I am working on a problem where I need to make use of segment trees. However, my underlying array in the segment tree in this problem has 1e9 possible locations, but it can only conain1e5 elements.Obviously, I can’t store all 2e9 elements in my segtree, so how can I change my current implementation? (My current implementation only has two methods, modify, and query)
My segment tree implementation currently:
int N;
int seg[2 * MAXN];
void modify(int p, int val) {
for (seg[p += N] = val; p > 0; p >>= 1)
seg[p >> 1] = seg[p] + seg[p ^ 1];
}
int query(int l, int r) {
int res = 0;
for (l += N, r += N; l < r; l >>= 1, r >>= 1) {
if (l & 1)
res += seg[l++];
if (r & 1)
res += seg[--r];
}
return res;
}
>Solution :
However, say your underlying array had 1e9 possible locations, but it only contained 1e5 elements. Obviously, you can’t store all 2e9 elements in your segtree, so what should you do? Here’s one solution, replace the array with a hash table. However, as adamant mentions, unordered_map has too much overhead. We’ll be benchmarking against the dynamic segtree provided here. I’ll also be using a custom hash function. Benchmarking it with 1e5 random insertions and 1e5 random queries,
pointer: 0.171485
unordered_map: 2.0646
Wow. The unordered_map is nearly 12x slower. That’s not really feasible for a lot of contests. What if we replace it with a policy hash table, though?
pointer: 0.202186
policy hash table: 0.384312
Only a 2x decrease in speed. That’s already very feasible. However, one might notice that since maps in C++ create elements if you try to access a key that doesn’t exist, we’re creating a lot of useless elements. Thus, we can simply wrap a check to make sure the element is in the array before we try to access it
gp_hash_table<ll, ll, chash> seg;
ll get(ll x) { return (seg.find(x) == seg.end()) ? 0 : seg[x]; }
void modify(ll p, ll val) {
for (seg[p += N] = val; p > 0; p >>= 1) {
seg[p >> 1] = get(p) + get(p ^ 1);
}
}
ll query(ll l, ll r) {
ll res = 0;
for (l += N, r += N; l < r; l >>= 1, r >>= 1) {
if (l & 1)
res += get(l++);
if (r & 1)
res += get(--r);
}
return res;
}
Results (averaged over twenty runs):
2e5 insertions and 2e5 queries
pointer: 0.44085
policy hash table: 0.57878
1e5 insertions and 1e5 queries
pointer: 0.19855
policy hash table: 0.29467
1e4 insertions and 1e4 queries
pointer: 0.014
policy hash table: 0.027
So while we’re nearly twice as slow with 1e4 elements and 1e4 queries, we’re actually only 30% slower with 2e5 insertions and 2e5 queries.
One more thing.

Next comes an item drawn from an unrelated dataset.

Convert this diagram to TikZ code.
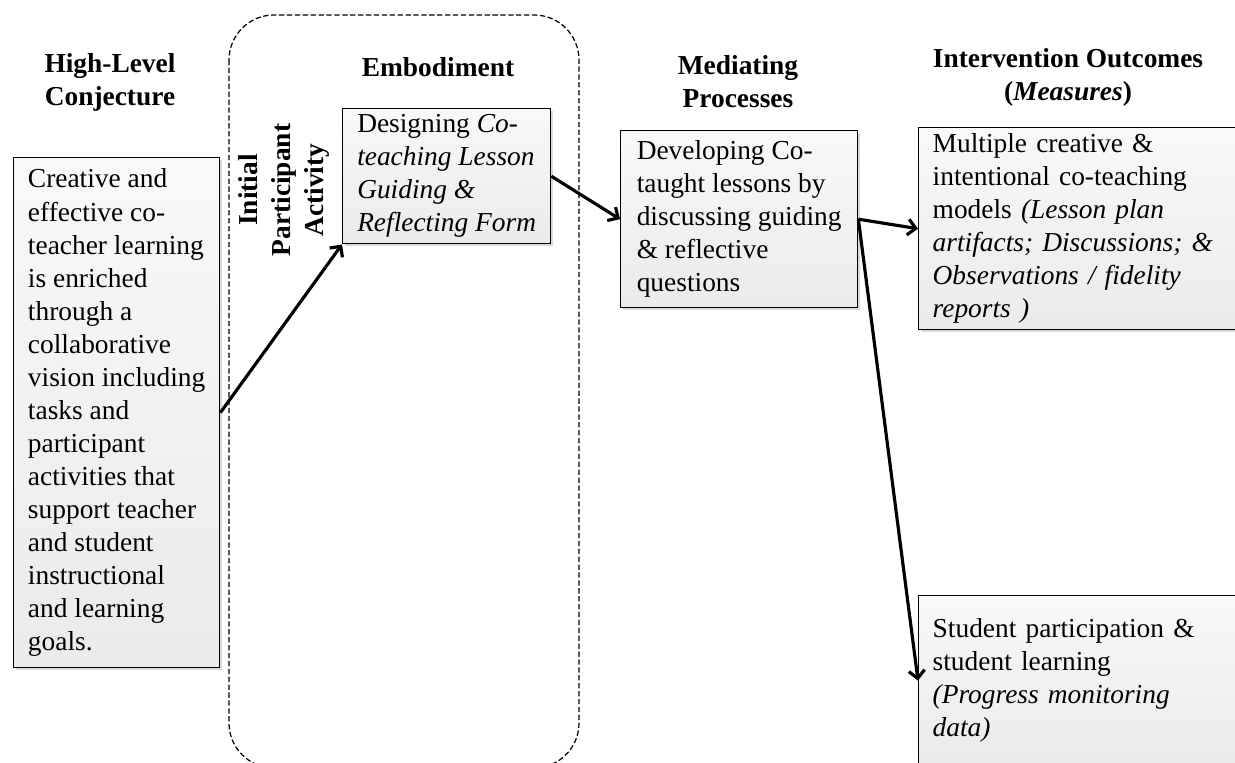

While I’m giving numbers like "30% slower", that’s a little bit misleading. If we break down the numbers between insertion/querying, we see this:
pointer: 0.41625
policy hash table: 0.15627
Insertions:
pointer: 0.1367
policy hash table: 0.42619
1e4 insertions and 1e4 queries
pointer : 0.094
policy hash table: 0.007
Insertions:
pointer : 0.0045
policy hash table: 0.0191
So as we see from this more granular breakdown, the Policy Hash Table implementation is actually ~3x faster at querying than the custom implementation, while the custom implementation is roughly ~3x faster at inserting elements.
TL;DR: Using policy hash tables is an extremely easy and fairly efficient method of implementing dynamic segtrees.